The implementation journey begins with data infrastructure. Clean, timely data on demand, lead times, costs, and capacities is non-negotiable. Companies typically adopt advanced planning systems or extended ERP platforms that can support multi-echelon computations and scenario testing. Data quality initiatives, such as anomaly detection and regular reconciliation, prevent stale or erroneous inputs from distorting results. Change management is equally important: stakeholders must understand the logic of MEIO, trust the models, and commit to using results in daily decision making. With proper foundations, the organization can migrate from tactical firefighting to proactive optimization.
Measurement and governance sustain the MEIO program over time. Key performance indicators should reflect both efficiency and service goals—total landed cost, service level attainment, stockout frequency, and inventory turnover, among others. Regular reviews validate model assumptions and refresh parameters to reflect market changes. A governance framework clarifies ownership, approval processes, and escalation paths when results suggest a policy shift. Continuous improvement loops, supported by dashboards and alerting, keep the organization aligned with strategic aims while enabling rapid response to disruptions or opportunities.

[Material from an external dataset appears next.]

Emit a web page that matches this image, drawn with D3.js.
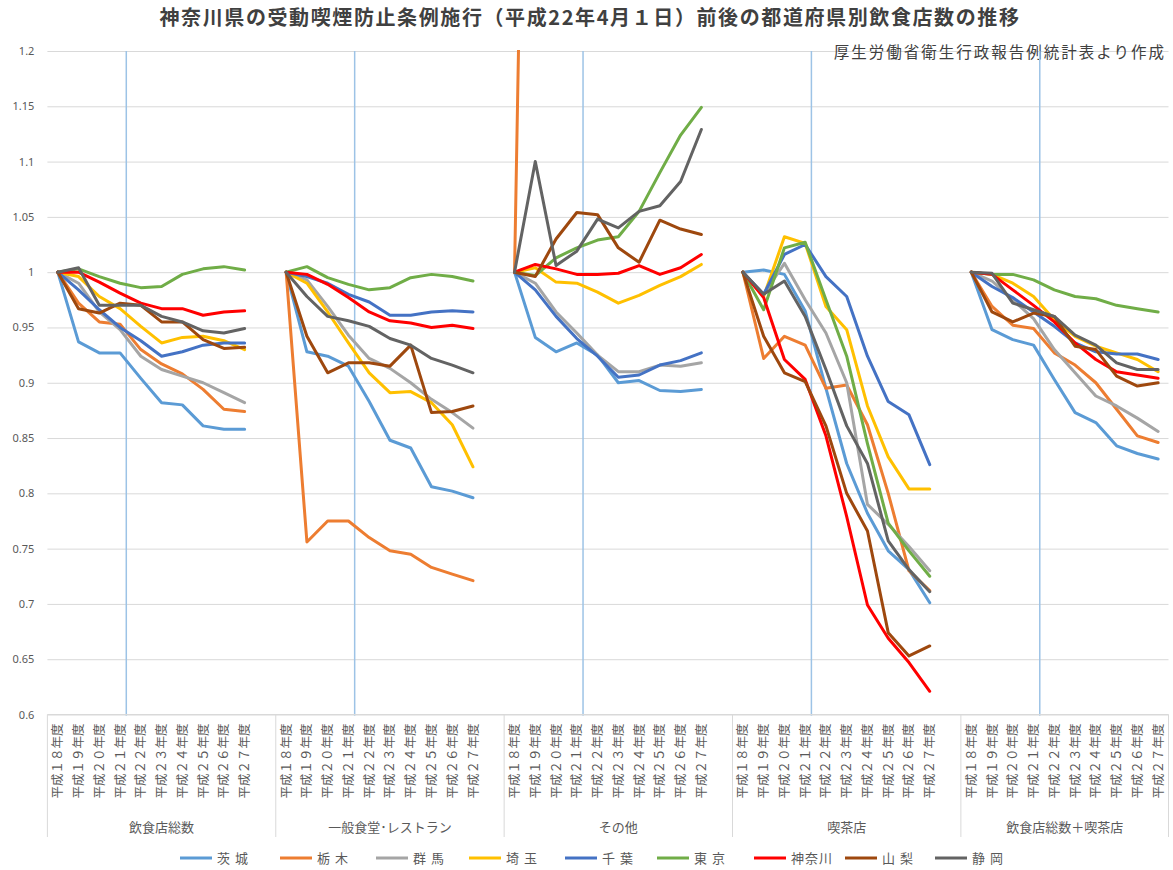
<!DOCTYPE html>
<html>
<head>
<meta charset="utf-8">
<script src="https://cdn.jsdelivr.net/npm/d3@7"></script>
<style>
  body { margin: 0; background: #fff; }
  text { font-family: "Noto Sans CJK JP", "Noto Sans", sans-serif; }
</style>
</head>
<body>
<div id="chart"></div>
<script>
// 平成18年度を1とした指数
var groups = ['飲食店総数', '一般食堂･レストラン', 'その他', '喫茶店', '飲食店総数＋喫茶店'];
var years = ['平成１８年度', '平成１９年度', '平成２０年度', '平成２１年度', '平成２２年度',
             '平成２３年度', '平成２４年度', '平成２５年度', '平成２６年度', '平成２７年度'];
var prefs = ['茨 城', '栃 木', '群 馬', '埼 玉', '千 葉', '東 京', '神奈川', '山 梨', '静 岡'];
var yTicks = [0.6, 0.65, 0.7, 0.75, 0.8, 0.85, 0.9, 0.95, 1, 1.05, 1.1, 1.15, 1.2];
var enforcementIndex = 3.3; // 平成22年4月1日

var ibaraki = [
  1, 0.937, 0.927, 0.927, 0.904, 0.882, 0.880, 0.861, 0.858, 0.858,
  1, 0.928, 0.924, 0.915, 0.883, 0.848, 0.841, 0.806, 0.802, 0.796,
  1, 0.941, 0.928, 0.936, 0.925, 0.900, 0.902, 0.893, 0.892, 0.894,
  1, 1.002, 0.998, 0.965, 0.895, 0.827, 0.782, 0.748, 0.731, 0.701,
  1, 0.948, 0.939, 0.934, 0.903, 0.873, 0.864, 0.843, 0.836, 0.831];
var tochigi = [
  1, 0.972, 0.955, 0.953, 0.930, 0.917, 0.908, 0.894, 0.876, 0.874,
  1, 0.756, 0.775, 0.775, 0.760, 0.748, 0.745, 0.733, 0.727, 0.721,
  1, 2.05, 2.10, 2.12, 2.15, 2.18, 2.20, 2.22, 2.25, 2.28,
  1, 0.922, 0.942, 0.934, 0.895, 0.898, 0.862, 0.800, 0.730, 0.712,
  1, 0.969, 0.952, 0.949, 0.927, 0.916, 0.900, 0.876, 0.852, 0.846];
var gunma = [
  1, 0.990, 0.964, 0.948, 0.924, 0.912, 0.906, 0.900, 0.891, 0.882,
  1, 0.993, 0.969, 0.943, 0.922, 0.913, 0.900, 0.885, 0.873, 0.859,
  1, 0.990, 0.964, 0.945, 0.925, 0.910, 0.910, 0.916, 0.915, 0.918,
  1, 0.980, 1.008, 0.975, 0.945, 0.900, 0.790, 0.772, 0.752, 0.730,
  1, 0.992, 0.975, 0.958, 0.930, 0.909, 0.888, 0.879, 0.868, 0.856];
var saitama = [
  1, 0.996, 0.978, 0.967, 0.951, 0.936, 0.941, 0.942, 0.938, 0.930,
  1, 0.990, 0.964, 0.936, 0.909, 0.891, 0.892, 0.882, 0.862, 0.824,
  1, 1.004, 0.991, 0.990, 0.982, 0.972, 0.979, 0.988, 0.996, 1.007,
  1, 0.978, 1.032, 1.026, 0.969, 0.948, 0.879, 0.833, 0.804, 0.804,
  1, 0.998, 0.990, 0.978, 0.957, 0.942, 0.933, 0.927, 0.921, 0.910];
var chiba = [
  1, 0.984, 0.966, 0.950, 0.938, 0.924, 0.928, 0.934, 0.936, 0.936,
  1, 0.996, 0.990, 0.980, 0.973, 0.961, 0.961, 0.964, 0.965, 0.964,
  1, 0.984, 0.960, 0.940, 0.924, 0.905, 0.907, 0.916, 0.920, 0.927,
  1, 0.980, 1.016, 1.025, 0.996, 0.978, 0.924, 0.883, 0.871, 0.826,
  1, 0.987, 0.977, 0.964, 0.951, 0.936, 0.928, 0.926, 0.926, 0.921];
var tokyo = [
  1, 1.003, 0.996, 0.990, 0.986, 0.987, 0.998, 1.003, 1.005, 1.002,
  1, 1.005, 0.995, 0.989, 0.984, 0.986, 0.995, 0.998, 0.996, 0.992,
  1, 0.997, 1.013, 1.022, 1.029, 1.032, 1.055, 1.090, 1.124, 1.149,
  1, 0.966, 1.022, 1.027, 0.975, 0.924, 0.845, 0.773, 0.748, 0.725,
  1, 0.998, 0.998, 0.993, 0.984, 0.978, 0.976, 0.970, 0.967, 0.964];
var kanagawa = [
  1, 1.000, 0.991, 0.981, 0.972, 0.967, 0.967, 0.961, 0.964, 0.965,
  1, 0.998, 0.989, 0.977, 0.964, 0.956, 0.954, 0.950, 0.952, 0.949,
  1, 1.007, 1.003, 0.998, 0.998, 0.999, 1.006, 0.998, 1.004, 1.016,
  1, 0.977, 0.921, 0.903, 0.852, 0.779, 0.699, 0.669, 0.647, 0.621,
  1, 0.998, 0.984, 0.970, 0.955, 0.936, 0.921, 0.910, 0.907, 0.904];
var yamanashi = [
  1, 0.967, 0.963, 0.972, 0.970, 0.955, 0.955, 0.939, 0.931, 0.932,
  1, 0.942, 0.909, 0.918, 0.918, 0.915, 0.934, 0.873, 0.874, 0.879,
  1, 0.996, 1.030, 1.054, 1.052, 1.022, 1.009, 1.047, 1.039, 1.034,
  1, 0.942, 0.909, 0.901, 0.861, 0.800, 0.766, 0.674, 0.653, 0.662,
  1, 0.964, 0.955, 0.963, 0.960, 0.933, 0.930, 0.906, 0.897, 0.900];
var shizuoka = [
  1, 1.004, 0.970, 0.970, 0.970, 0.960, 0.955, 0.947, 0.945, 0.949,
  1, 0.978, 0.960, 0.956, 0.951, 0.940, 0.934, 0.922, 0.916, 0.909,
  1, 1.100, 1.006, 1.019, 1.048, 1.040, 1.055, 1.060, 1.082, 1.129,
  1, 0.980, 0.992, 0.960, 0.912, 0.861, 0.827, 0.757, 0.731, 0.711,
  1, 0.999, 0.972, 0.966, 0.960, 0.943, 0.934, 0.918, 0.912, 0.912];

var seriesValues = [ibaraki, tochigi, gunma, saitama, chiba, tokyo, kanagawa, yamanashi, shizuoka];
var colors = ['#5B9BD5', '#ED7D31', '#A5A5A5', '#FFC000', '#4472C4', '#70AD47', '#FF0000', '#9E480E', '#636363'];

var width = 1173, height = 870;
var plotLeft = 47.4, plotRight = 1168.5, plotTop = 51, plotBottom = 714.5;
var textColor = '#595959', gridColor = '#D9D9D9';
var legendX = [180, 280, 376, 469, 565, 657, 754, 845, 935];

var svg = d3.select('#chart').append('svg')
  .attr('width', width).attr('height', height);

// category slots: 10 years per group plus a blank slot between groups
var slots = [];
groups.forEach(function(g, gi) {
  years.forEach(function(yr, i) { slots.push(gi + '-' + i); });
  if (gi < groups.length - 1) slots.push(gi + '-gap');
});

var x = d3.scaleBand().domain(slots).range([plotLeft, plotRight]).padding(0);
var y = d3.scaleLinear().domain([0.6, 1.2]).range([plotBottom, plotTop]);
var bw = x.bandwidth();
var xAt = function(gi, i) { return x(gi + '-' + i) + bw / 2; };

// title
svg.append('text')
  .attr('x', 590).attr('y', 25)
  .attr('text-anchor', 'middle')
  .style('font-size', '20px').style('font-weight', 'bold')
  .style('letter-spacing', '1.6px')
  .style('fill', '#404040')
  .text('神奈川県の受動喫煙防止条例施行（平成22年4月１日）前後の都道府県別飲食店数の推移');

// y axis + gridlines
var yAxis = svg.append('g')
  .attr('transform', 'translate(' + plotLeft + ',0)')
  .call(d3.axisLeft(y).tickValues(yTicks).tickFormat(d3.format('~g'))
    .tickSize(-(plotRight - plotLeft)).tickPadding(13));
yAxis.select('.domain').remove();
yAxis.selectAll('line').attr('stroke', gridColor).attr('stroke-width', 1);
yAxis.selectAll('text').style('font-size', '11px').style('fill', textColor)
  .style('font-family', '"Noto Sans", sans-serif');

// source note
svg.append('text')
  .attr('x', 1166).attr('y', 58)
  .attr('text-anchor', 'end')
  .style('font-size', '15.5px').style('letter-spacing', '2px')
  .style('fill', '#404040')
  .text('厚生労働省衛生行政報告例統計表より作成');

// enforcement lines
svg.append('g').selectAll('line')
  .data(groups).enter().append('line')
  .attr('x1', function(d, gi) { return x(gi + '-3') + bw * (0.5 + enforcementIndex - 3); })
  .attr('x2', function(d, gi) { return x(gi + '-3') + bw * (0.5 + enforcementIndex - 3); })
  .attr('y1', plotTop).attr('y2', plotBottom + 1)
  .attr('stroke', '#9DC3E6').attr('stroke-width', 1.5);

// x axis
svg.append('line')
  .attr('x1', plotLeft).attr('x2', plotRight).attr('y1', plotBottom).attr('y2', plotBottom)
  .attr('stroke', gridColor);

var bounds = groups.map(function(g, gi) { return x(gi + '-0'); }).concat([plotRight]);
svg.append('g').selectAll('line')
  .data(bounds).enter().append('line')
  .attr('x1', function(d) { return d; }).attr('x2', function(d) { return d; })
  .attr('y1', plotBottom).attr('y2', 837)
  .attr('stroke', gridColor);

var catLabels = [];
groups.forEach(function(g, gi) {
  years.forEach(function(yr, i) { catLabels.push({gi: gi, i: i, label: yr}); });
});
svg.append('g').selectAll('text')
  .data(catLabels).enter().append('text')
  .attr('transform', function(d) { return 'translate(' + (xAt(d.gi, d.i) + 4.5) + ',' + (plotBottom + 9) + ') rotate(-90)'; })
  .attr('text-anchor', 'end')
  .style('font-size', '12.5px').style('fill', textColor)
  .text(function(d) { return d.label; });

svg.append('g').selectAll('text')
  .data(groups).enter().append('text')
  .attr('x', function(d, gi) { return (bounds[gi] + bounds[gi + 1]) / 2; })
  .attr('y', 832)
  .attr('text-anchor', 'middle')
  .style('font-size', '13px').style('fill', textColor)
  .text(function(d) { return d; });

// lines
svg.append('clipPath').attr('id', 'plotclip')
  .append('rect').attr('x', plotLeft).attr('y', plotTop - 1)
  .attr('width', plotRight - plotLeft).attr('height', plotBottom - plotTop + 1);

var line = d3.line()
  .x(function(d) { return xAt(d.gi, d.i); })
  .y(function(d) { return y(d.v); });

var plotG = svg.append('g').attr('clip-path', 'url(#plotclip)');
seriesValues.forEach(function(vals, si) {
  groups.forEach(function(g, gi) {
    var pts = years.map(function(yr, i) { return {gi: gi, i: i, v: vals[gi * 10 + i]}; });
    plotG.append('path')
      .datum(pts)
      .attr('d', line)
      .attr('fill', 'none')
      .attr('stroke', colors[si])
      .attr('stroke-width', 3)
      .attr('stroke-linejoin', 'round')
      .attr('stroke-linecap', 'round');
  });
});

// legend
var legend = svg.append('g').selectAll('g')
  .data(prefs).enter().append('g')
  .attr('transform', function(d, i) { return 'translate(' + legendX[i] + ',858)'; });
legend.append('line')
  .attr('x1', 0).attr('x2', 32).attr('y1', 0).attr('y2', 0)
  .attr('stroke', function(d, i) { return colors[i]; })
  .attr('stroke-width', 3);
legend.append('text')
  .attr('x', 37).attr('y', 4.5)
  .style('font-size', '13px').style('fill', textColor)
  .style('letter-spacing', '1px')
  .text(function(d) { return d; });
</script>
</body>
</html>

Real-world MEIO deployments confront practical constraints that models alone cannot fully capture. Supplier reliability, capacity constraints, and transportation variability introduce uncertainty that necessitates robust contingency plans. Enterprises often build flexible policies that accommodate short-term deviations without eroding long-term optimization. This includes maintaining optionality in supplier choices, safety stock in strategic nodes, and the ability to re-route shipments. Over time, the aggregate savings from reduced inventory and improved service compound, justifying investments in cross-functional capabilities and continuous process improvement.
The long-term payoff of MEIO is a leaner, more intelligent supply network. As models mature, organizations gain visibility into the true cost of inventory across every node and can orchestrate flows that minimize total cost while preserving customer satisfaction. The discipline encourages cross-functional collaboration, from procurement and logistics to finance and IT. With persistent data discipline, disciplined experimentation, and executive sponsorship, multi-echelon optimization becomes a foundational capability rather than a one-off project. In this way, MEIO transforms inventory from a static expense into a strategic asset that supports growth and resilience.